Flagging reemerged in the gay scene in the 1970s, but the origin stories vary. Some say that it came in the form of fans, and some say weighted hankies and sweaty tees. It has also been rumored that flagging has been around at least as long as the first circuit-type parties in San Francisco, New York City, and on Fire Island, but its reemergence has also been pegged to the leather scene.

“Nobody alive now really knows jack shit, anyway,” says legendary fanner Candida Scott Piel, who suspects that various communities might have their own origin stories. Piel has been working hard since the ‘90s to sustain fan dancing, a dance which has similar movements to flagging and is rooted within the same community. Due to the secrecy surrounding flaggers, and the sad fact that the AIDS epidemic took the lives of many in the scene, we may never know the true origins definitively.
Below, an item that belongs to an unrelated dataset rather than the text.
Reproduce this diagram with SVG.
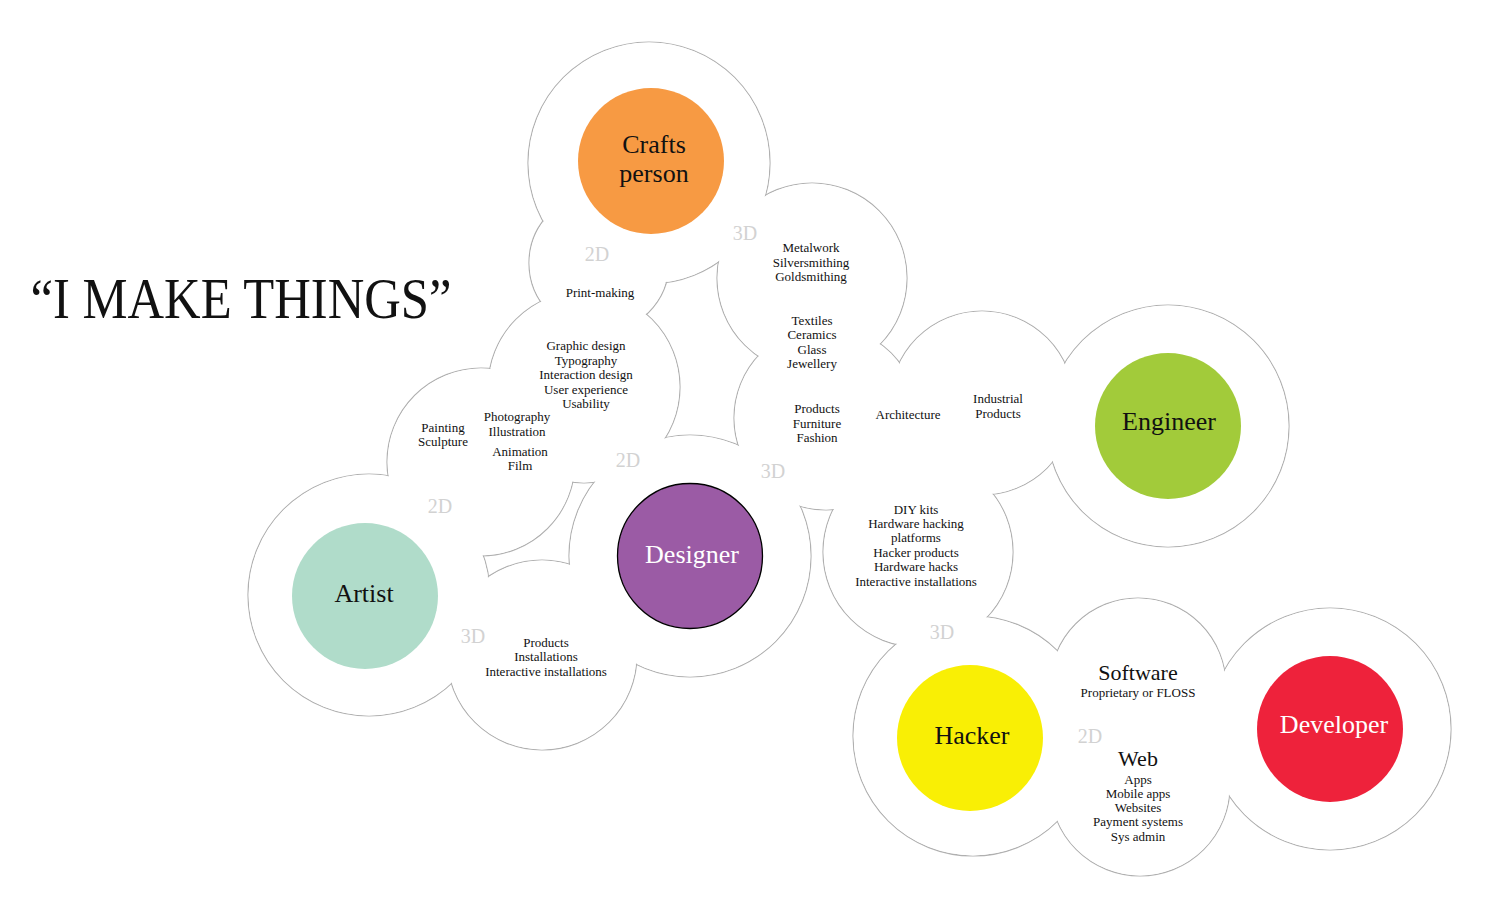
<svg xmlns="http://www.w3.org/2000/svg" width="1497" height="918" viewBox="0 0 1497 918">
<style>
text{font-family:"Liberation Serif","DejaVu Serif",serif;text-anchor:middle;fill:#111}
.o{fill:none;stroke:#b0b0b0;stroke-width:1.2}
.f{fill:#fff;stroke:none}
.lbl{font-size:26px}
.w{fill:#fff}
.sm{font-size:13px}
.md{font-size:22px}
.dim{font-size:20px;fill:#d2d2d2}
</style>
<rect width="1497" height="918" fill="#fff"/>
<g id="cloud">
<g id="cloud-stroke" class="o">
<circle cx="649" cy="163" r="121"/>
<circle cx="369" cy="595" r="121"/>
<circle cx="690" cy="556" r="121"/>
<circle cx="1168" cy="426" r="121"/>
<circle cx="973" cy="736" r="120"/>
<circle cx="1330" cy="729" r="121"/>
<circle cx="599" cy="263" r="70"/>
<circle cx="584" cy="387" r="96"/>
<circle cx="481" cy="462" r="94"/>
<circle cx="812" cy="278" r="95"/>
<circle cx="826" cy="418" r="92"/>
<circle cx="982" cy="403" r="92"/>
<circle cx="918" cy="552" r="95"/>
<circle cx="542" cy="655" r="95"/>
<circle cx="1138" cy="686" r="88"/>
<circle cx="1140" cy="786" r="90"/>
</g>
<g id="cloud-fill" class="f">
<circle cx="649" cy="163" r="120.4"/>
<circle cx="369" cy="595" r="120.4"/>
<circle cx="690" cy="556" r="120.4"/>
<circle cx="1168" cy="426" r="120.4"/>
<circle cx="973" cy="736" r="119.4"/>
<circle cx="1330" cy="729" r="120.4"/>
<circle cx="599" cy="263" r="69.4"/>
<circle cx="584" cy="387" r="95.4"/>
<circle cx="481" cy="462" r="93.4"/>
<circle cx="812" cy="278" r="94.4"/>
<circle cx="826" cy="418" r="91.4"/>
<circle cx="982" cy="403" r="91.4"/>
<circle cx="918" cy="552" r="94.4"/>
<circle cx="542" cy="655" r="94.4"/>
<circle cx="1138" cy="686" r="87.4"/>
<circle cx="1140" cy="786" r="89.4"/>
<circle cx="908" cy="457" r="5"/>
</g>
</g>
<g id="connectors"/>
<g id="title"><text x="241" y="318" font-size="56" textLength="421" lengthAdjust="spacingAndGlyphs">“I MAKE THINGS”</text></g>
<g id="crafts-person">
<circle cx="651" cy="161" r="73" fill="#F79A43"/>
<text class="lbl" x="654" y="153">Crafts</text>
<text class="lbl" x="654" y="182">person</text>
</g>
<g id="artist">
<circle cx="365" cy="596" r="73" fill="#B0DCCA"/>
<text class="lbl" x="364" y="602">Artist</text>
</g>
<g id="designer">
<circle cx="690" cy="556" r="72.5" fill="#9B5BA5" stroke="#000" stroke-width="1.3"/>
<text class="lbl w" x="692" y="563">Designer</text>
</g>
<g id="engineer">
<circle cx="1168" cy="426" r="73" fill="#A2CB3A"/>
<text class="lbl" x="1169" y="430">Engineer</text>
</g>
<g id="hacker">
<circle cx="970" cy="738" r="73" fill="#F9EF05"/>
<text class="lbl" x="972" y="744">Hacker</text>
</g>
<g id="developer">
<circle cx="1330" cy="729" r="73" fill="#EE223B"/>
<text class="lbl w" x="1334" y="733">Developer</text>
</g>
<g id="crafts-2d">
<text class="dim" x="597" y="261">2D</text>
<text class="sm" x="600" y="297">Print-making</text>
</g>
<g id="crafts-3d">
<text class="dim" x="745" y="240">3D</text>
<text class="sm" x="811" y="252">Metalwork</text>
<text class="sm" x="811" y="267">Silversmithing</text>
<text class="sm" x="811" y="281">Goldsmithing</text>
<text class="sm" x="812" y="324.5">Textiles</text>
<text class="sm" x="812" y="339">Ceramics</text>
<text class="sm" x="812" y="353.5">Glass</text>
<text class="sm" x="812" y="368">Jewellery</text>
</g>
<g id="designer-3d">
<text class="sm" x="817" y="413">Products</text>
<text class="sm" x="817" y="427.5">Furniture</text>
<text class="sm" x="817" y="442">Fashion</text>
<text class="dim" x="773" y="478">3D</text>
</g>
<g id="engineer-3d">
<text class="sm" x="908" y="418.5">Architecture</text>
<text class="sm" x="998" y="403">Industrial</text>
<text class="sm" x="998" y="417.5">Products</text>
</g>
<g id="designer-2d">
<text class="sm" x="586" y="350">Graphic design</text>
<text class="sm" x="586" y="364.5">Typography</text>
<text class="sm" x="586" y="379">Interaction design</text>
<text class="sm" x="586" y="393.5">User experience</text>
<text class="sm" x="586" y="408">Usability</text>
<text class="dim" x="628" y="467">2D</text>
</g>
<g id="artist-2d">
<text class="sm" x="443" y="432">Painting</text>
<text class="sm" x="443" y="446">Sculpture</text>
<text class="sm" x="517" y="421">Photography</text>
<text class="sm" x="517" y="436">Illustration</text>
<text class="sm" x="520" y="456">Animation</text>
<text class="sm" x="520" y="470">Film</text>
<text class="dim" x="440" y="513">2D</text>
</g>
<g id="artist-3d">
<text class="dim" x="473" y="643">3D</text>
<text class="sm" x="546" y="646.5">Products</text>
<text class="sm" x="546" y="661">Installations</text>
<text class="sm" x="546" y="675.5">Interactive installations</text>
</g>
<g id="hacker-3d">
<text class="sm" x="916" y="513.5">DIY kits</text>
<text class="sm" x="916" y="528">Hardware hacking</text>
<text class="sm" x="916" y="542">platforms</text>
<text class="sm" x="916" y="556.5">Hacker products</text>
<text class="sm" x="916" y="571">Hardware hacks</text>
<text class="sm" x="916" y="585.5">Interactive installations</text>
<text class="dim" x="942" y="639">3D</text>
</g>
<g id="developer-2d">
<text class="md" x="1138" y="680">Software</text>
<text class="sm" x="1138" y="697">Proprietary or FLOSS</text>
<text class="dim" x="1090" y="743">2D</text>
<text class="md" x="1138" y="766">Web</text>
<text class="sm" x="1138" y="783.5">Apps</text>
<text class="sm" x="1138" y="797.5">Mobile apps</text>
<text class="sm" x="1138" y="812">Websites</text>
<text class="sm" x="1138" y="826">Payment systems</text>
<text class="sm" x="1138" y="840.5">Sys admin</text>
</g>
</svg>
While there was a lull in the scene during the worst of the epidemic, according to Xavier Caylor, a new wave of flagging came along in the mid-90s, which he correlates with the advent of effective HIV treatment. Caylor, who has been flagging for 21 years and is the producer of Flagging in the Park in San Francisco, says, “It was because of AIDS that we started to gather in these large numbers.”

“People had been having parties to raise funds,” he adds. “I mean, that’s what the circuit was built on. People would travel from all over the country so that way they could go to these parties, but the inception was because they were raising money for people with AIDS.”

Jouke Lanning

“Some people that were [around] after the ‘80s and ‘90s, when their health got better, they found flagging,” says Gomez, “and they found it a source of healing because they were able to finally meditate and relax and self-express in a way that they hadn’t been able to before the epidemic.” Gomez’s husband was one of those people.
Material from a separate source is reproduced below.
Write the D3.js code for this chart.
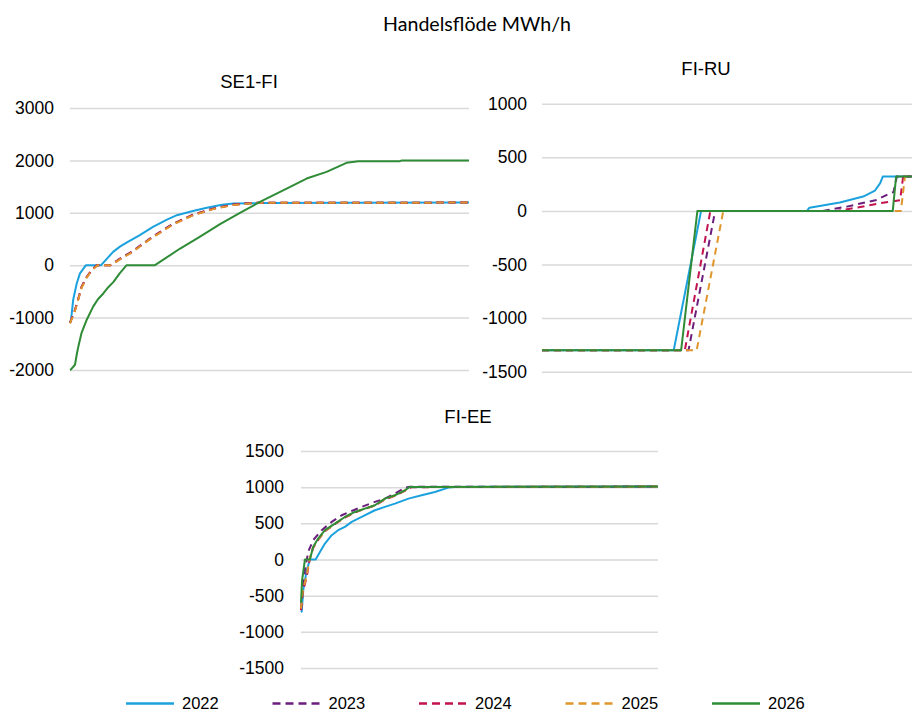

Caylor claims that the flagging scene is thriving in San Francisco, while, according to Gomez, New York City is seeing yet another decline. With club sizes shrinking in the city, there’s less room for the community to do their thing. Gomez, who’s based in New York, says that they can take their silks out on the dance floor for as long as possible before it fills up. Some promoters aren’t allowing them up on stage either, since space is at a premium due to the LED lights, which wasn’t so much of a problem in years past. The fear now is that the lighting could be damaged by the flags.

“I think all across the country everybody is having a little bit more of an issue. More producers are not letting flaggers on the stage because once you have the stage you can stay up there all night.”

Jouke Lanning

Gomez has made it his mission to make flagging more visible and accepted in clubs today. “It basically is just about keeping new people exposed and becoming part of the community,” he says. As well as running his weekly group, Gomez organizes Central Park Flagger Invasion, which happens once a month from June to September in Central Pars. In addition to coordinating, his group flags at Folsom Street East, NYC Pride March, and at Pride Island on the pier.

“[My partner] started all of this here in New York and it was important to him,” Gomez explains. “And when he passed, there were a few things that he’d already set into motion that I had to make sure got carried out. They were his events, and I found that in [getting involved] it was a [way] for me to work through my grief.”